**Brief:** All of the data should be repeated exactly; pictures are not part of the copy.

━━━━━━

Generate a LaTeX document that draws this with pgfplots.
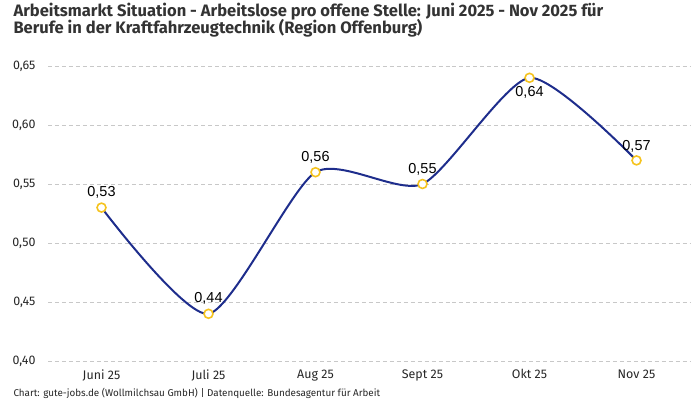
\documentclass[border=0pt]{standalone}
\usepackage{fontspec}
\usepackage{pgfplots}
\pgfplotsset{compat=1.18}
\setmainfont{Fira Sans}
\newfontfamily\labelfont{Liberation Sans}
\definecolor{linecol}{RGB}{30,45,140}
\definecolor{markcol}{RGB}{245,195,30}
\definecolor{titlecol}{RGB}{51,51,51}
\definecolor{gridcol}{RGB}{200,200,200}

\pgfplotstableread{
x y dy
0 0.53 15
1 0.44 15
2 0.56 15
3 0.55 15
4 0.64 -15
5 0.57 14
}\quoten

\begin{document}
\begin{tikzpicture}[x=1bp,y=1bp]
\useasboundingbox (0,0) rectangle (700,400);
\node[anchor=base west, text=titlecol, font=\fontsize{16.6}{17}\selectfont\bfseries]
  at (10,384) {Arbeitsmarkt Situation - Arbeitslose pro offene Stelle: Juni 2025 - Nov 2025 für};
\node[anchor=base west, text=titlecol, font=\fontsize{16.6}{17}\selectfont\bfseries]
  at (10,367) {Berufe in der Kraftfahrzeugtechnik (Region Offenburg)};
\node[anchor=base west, text=black!85, font=\fontsize{9.9}{11}\selectfont]
  at (10,4) {Chart: gute-jobs.de (Wollmilchsau GmbH) | Datenquelle: Bundesagentur für Arbeit};
\begin{axis}[
    at={(48bp,39bp)}, anchor=south west,
    scale only axis,
    width=642bp, height=295bp,
    xmin=-0.5, xmax=5.5,
    ymin=0.40, ymax=0.65,
    axis line style={draw=none},
    clip=false,
    xtick={0,1,2,3,4,5},
    xticklabels={Juni 25,Juli 25,Aug 25,Sept 25,Okt 25,Nov 25},
    ytick={0.40,0.45,0.50,0.55,0.60,0.65},
    /pgf/number format/assume math mode=true,
    /pgf/number format/use comma,
    /pgf/number format/fixed,
    /pgf/number format/fixed zerofill,
    /pgf/number format/precision=2,
    ymajorgrids,
    major grid style={gridcol, dash pattern=on 4pt off 3pt, line width=0.7pt},
    tick style={draw=none},
    xticklabel style={font=\fontsize{12.5}{14}\selectfont, text=black!85, yshift=-5bp},
    yticklabel style={font=\fontsize{12.5}{14}\selectfont, text=black!85, anchor=east, xshift=-9bp},
]
\addplot[linecol, line width=2pt, smooth, tension=0.4] table[x=x,y=y] {\quoten};
\addplot[only marks, mark=*, mark size=4.5pt,
    mark options={draw=markcol, fill=white, line width=1.6pt},
    visualization depends on={\thisrow{dy} \as \dy},
    nodes near coords,
    point meta=explicit,
    nodes near coords style={anchor=center, yshift=\dy bp,
      font=\labelfont\fontsize{14.5}{16}\selectfont, text=black},
] table[x=x,y=y,meta=y] {\quoten};
\end{axis}
\end{tikzpicture}
\end{document}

━━━━━━

**Solved exercise:**
Generate a LaTeX document that draws this with pgfplots.
\documentclass[border=0pt]{standalone}
\usepackage{fontspec}
\usepackage{pgfplots}
\pgfplotsset{compat=1.18}
\setmainfont{Fira Sans}
\newfontfamily\labelfont{Liberation Sans}
\definecolor{linecol}{RGB}{30,45,140}
\definecolor{markcol}{RGB}{245,195,30}
\definecolor{titlecol}{RGB}{51,51,51}
\definecolor{gridcol}{RGB}{200,200,200}

\pgfplotstableread{
x y dy
0 0.53 15
1 0.44 15
2 0.56 15
3 0.55 15
4 0.64 -15
5 0.57 14
}\quoten

\begin{document}
\begin{tikzpicture}[x=1bp,y=1bp]
\useasboundingbox (0,0) rectangle (700,400);
\node[anchor=base west, text=titlecol, font=\fontsize{16.6}{17}\selectfont\bfseries]
  at (10,384) {Arbeitsmarkt Situation - Arbeitslose pro offene Stelle: Juni 2025 - Nov 2025 für};
\node[anchor=base west, text=titlecol, font=\fontsize{16.6}{17}\selectfont\bfseries]
  at (10,367) {Berufe in der Kraftfahrzeugtechnik (Region Offenburg)};
\node[anchor=base west, text=black!85, font=\fontsize{9.9}{11}\selectfont]
  at (10,4) {Chart: gute-jobs.de (Wollmilchsau GmbH) | Datenquelle: Bundesagentur für Arbeit};
\begin{axis}[
    at={(48bp,39bp)}, anchor=south west,
    scale only axis,
    width=642bp, height=295bp,
    xmin=-0.5, xmax=5.5,
    ymin=0.40, ymax=0.65,
    axis line style={draw=none},
    clip=false,
    xtick={0,1,2,3,4,5},
    xticklabels={Juni 25,Juli 25,Aug 25,Sept 25,Okt 25,Nov 25},
    ytick={0.40,0.45,0.50,0.55,0.60,0.65},
    /pgf/number format/assume math mode=true,
    /pgf/number format/use comma,
    /pgf/number format/fixed,
    /pgf/number format/fixed zerofill,
    /pgf/number format/precision=2,
    ymajorgrids,
    major grid style={gridcol, dash pattern=on 4pt off 3pt, line width=0.7pt},
    tick style={draw=none},
    xticklabel style={font=\fontsize{12.5}{14}\selectfont, text=black!85, yshift=-5bp},
    yticklabel style={font=\fontsize{12.5}{14}\selectfont, text=black!85, anchor=east, xshift=-9bp},
]
\addplot[linecol, line width=2pt, smooth, tension=0.4] table[x=x,y=y] {\quoten};
\addplot[only marks, mark=*, mark size=4.5pt,
    mark options={draw=markcol, fill=white, line width=1.6pt},
    visualization depends on={\thisrow{dy} \as \dy},
    nodes near coords,
    point meta=explicit,
    nodes near coords style={anchor=center, yshift=\dy bp,
      font=\labelfont\fontsize{14.5}{16}\selectfont, text=black},
] table[x=x,y=y,meta=y] {\quoten};
\end{axis}
\end{tikzpicture}
\end{document}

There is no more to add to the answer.